2. Tour logistics in plain language

Include:

  • date and time
  • location details
  • parking or entry instructions if relevant
  • expected visit length
  • whether children are welcome to attend

3. What the family should prepare

This might be as simple as asking them to think about preferred start dates, schedule needs, or the questions they most want answered.

4. What happens after the tour

When families know whether the likely next step is an application, waitlist discussion, or follow-up call, they feel more prepared and less pressured.

What makes a confirmation page more useful

A confirmation page should not force families back to the site navigation to find important context. It should point naturally to pages like your preschool tuition page and preschool parent handbook page.

Warm, practical tone

The goal is not to sound corporate. The goal is to sound organized.

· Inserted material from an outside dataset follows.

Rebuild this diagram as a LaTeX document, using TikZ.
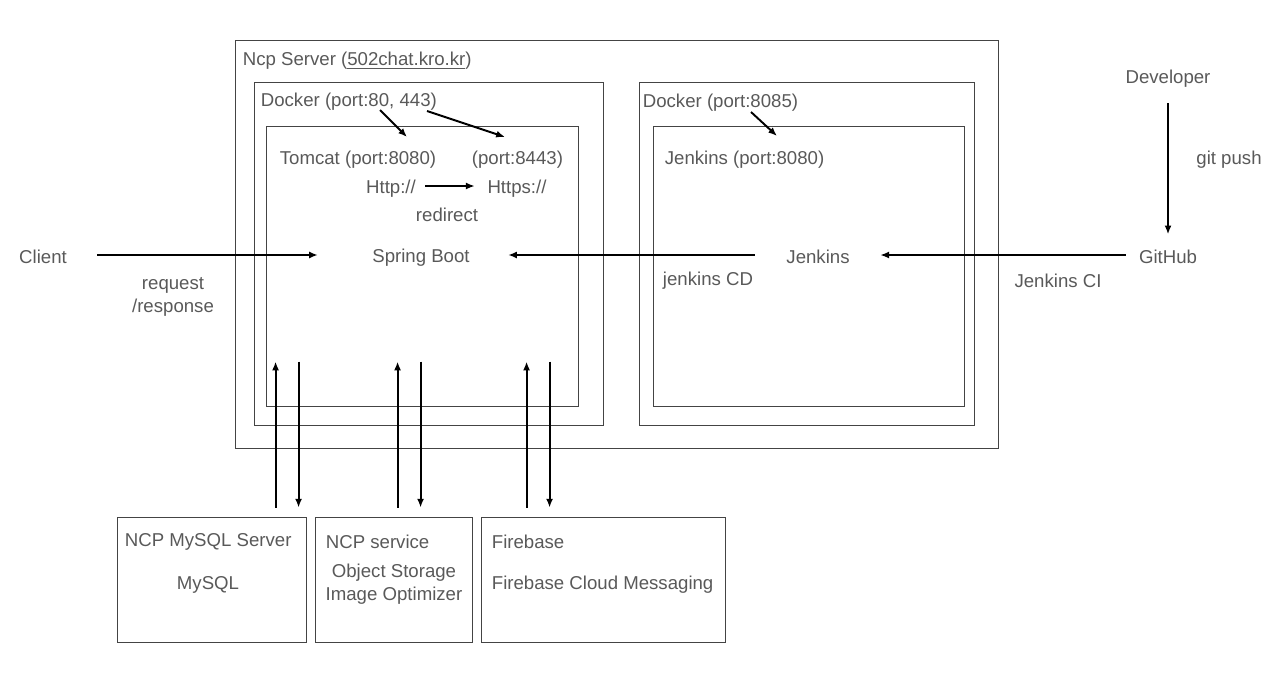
\documentclass[tikz,border=0pt]{standalone}
\usepackage{fontspec}
\setmainfont{Liberation Sans}
\usepackage{tikz}
\usetikzlibrary{fit,arrows.meta}
\definecolor{txtgray}{HTML}{595959}
\definecolor{linegray}{HTML}{444444}
\tikzstyle{frame} = [draw=linegray, line width=0.5pt, rectangle, inner sep=0pt]
\tikzstyle{lbl} = [text=txtgray, font=\fontsize{10.6}{13}\selectfont, inner sep=2pt]
\tikzstyle{arr} = [-{Latex[length=5pt,width=4pt]}, line width=1.1pt, black]

\begin{document}
\begin{tikzpicture}[x=0.02cm, y=-0.02cm]
	\useasboundingbox (0,0) rectangle (1277,673);
	% frames
	\node[frame, fit={(235,40) (998,448)}] (ncpsrv) {};
	\node[frame, fit={(254,82) (603,425)}] (dockerweb) {};
	\node[frame, fit={(266,126) (578,406)}] (tomcatbox) {};
	\node[frame, fit={(639,82) (974,425)}] (dockerci) {};
	\node[frame, fit={(653,126) (964,406)}] (jenkinsbox) {};
	\node[frame, fit={(117,517) (306,642)}] (mysql) {};
	\node[frame, fit={(315,517) (472,642)}] (ncpsvc) {};
	\node[frame, fit={(481,517) (725,642)}] (fire) {};
	% titles
	\node[lbl, anchor=west] (srvtitle) at (239,60.5) {Ncp Server (\underline{502chat.kro.kr})};
	\node[lbl, anchor=west] (dockA) at (257,101.5) {Docker (port:80, 443)};
	\node[lbl, anchor=west] (tomcat) at (276,159.5) {Tomcat (port:8080)};
	\node[lbl, anchor=west] (port8443) at (468,159.5) {(port:8443)};
	\node[lbl] (http) at (391,188.5) {Http://};
	\node[lbl] (https) at (517,188.5) {Https://};
	\node[lbl] (redirect) at (447,214.5) {redirect};
	\node[lbl] (spring) at (421,257.5) {Spring Boot};
	\node[lbl, anchor=west] (dockB) at (639,102.5) {Docker (port:8085)};
	\node[lbl, anchor=west] (jenk) at (661,159.5) {Jenkins (port:8080)};
	\node[lbl] (jenkins) at (818,257) {Jenkins};
	\node[lbl] (jenkcd) at (708,280.5) {jenkins CD};
	\node[lbl] (client) at (43,257) {Client};
	\node[lbl, align=center] (reqres) at (173,297) {request\\/response};
	\node[lbl] (developer) at (1168,78.5) {Developer};
	\node[lbl] (gitpush) at (1229,159.5) {git push};
	\node[lbl] (github) at (1168,257) {GitHub};
	\node[lbl] (jenkci) at (1058,280.5) {Jenkins CI};
	\node[lbl, anchor=west] (mysqltitle) at (121,541.5) {NCP MySQL Server};
	\node[lbl] (mysqldb) at (208,584.5) {MySQL};
	\node[lbl, anchor=west] (ncptitle) at (322,541.5) {NCP service};
	\node[lbl, align=center] (storage) at (394,584.5) {Object Storage\\Image Optimizer};
	\node[lbl, anchor=west] (firetitle) at (488,541.5) {Firebase};
	\node[lbl, anchor=west] (fcm) at (488,584.5) {Firebase Cloud Messaging};
	% arrows
	\draw[arr] ([shift={(123,8.5)}]dockA.west) -- ([shift={(131,-22.5)}]tomcat.west);
	\draw[arr] ([shift={(170,9.5)}]dockA.west) -- ([shift={(37,-22.5)}]port8443.west);
	\draw[arr] ([shift={(112,9.5)}]dockB.west) -- ([shift={(116,-23.5)}]jenk.west);
	\draw[arr] ([shift={(5.5,-2.5)}]http.east) -- ([shift={(-8.9,-2.5)}]https.west);
	\draw[arr] ([shift={(26.5,-2)}]client.east) -- ([shift={(-50.6,-2.5)}]spring.west);
	\draw[arr] ([shift={(-27.8,-2)}]jenkins.west) -- ([shift={(34.6,-2.5)}]spring.east);
	\draw[arr] ([shift={(-9.4,-2)}]github.west) -- ([shift={(26.8,-2)}]jenkins.east);
	\draw[arr, shorten <=0.24cm, shorten >=0.24cm] (developer) -- (github);
	\foreach \b/\u/\d in {mysql/159/182, ncpsvc/83/106, fire/46/69}{
		\draw[arr] ([shift={(\u,-9)}]\b.north west) -- ([shift={(\u,-155)}]\b.north west);
		\draw[arr] ([shift={(\d,-155)}]\b.north west) -- ([shift={(\d,-9)}]\b.north west);
	}
\end{tikzpicture}
\end{document}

Fewer surprises on arrival

The more clearly the page handles logistics and expectations, the less energy staff spend resetting the conversation at the start of the visit.

Common preschool confirmation mistakes

Sending only a generic calendar invite

Calendar invites are useful, but they rarely answer the real practical questions families still have.

Making the page too thin

A bare “Thanks, see you then” page wastes a trust-building moment.

Overloading the family with policy copy

Confirmation pages should help families feel ready, not buried in detail.

How confirmation pages reduce no-shows and improve visit quality

A better confirmation page creates momentum.

Families know what to expect. They arrive with better questions. Staff spend less time on housekeeping and more time on fit, culture, and next steps.

That is one reason this page should connect to the upstream preschool tour booking page and to downstream enrollment content like the preschool enrollment application page.

Improve your preschool admissions follow-up

Bottom line

A strong preschool tour confirmation page should do more than say “You’re booked.” It should make the family feel expected, prepared, and confident about showing up.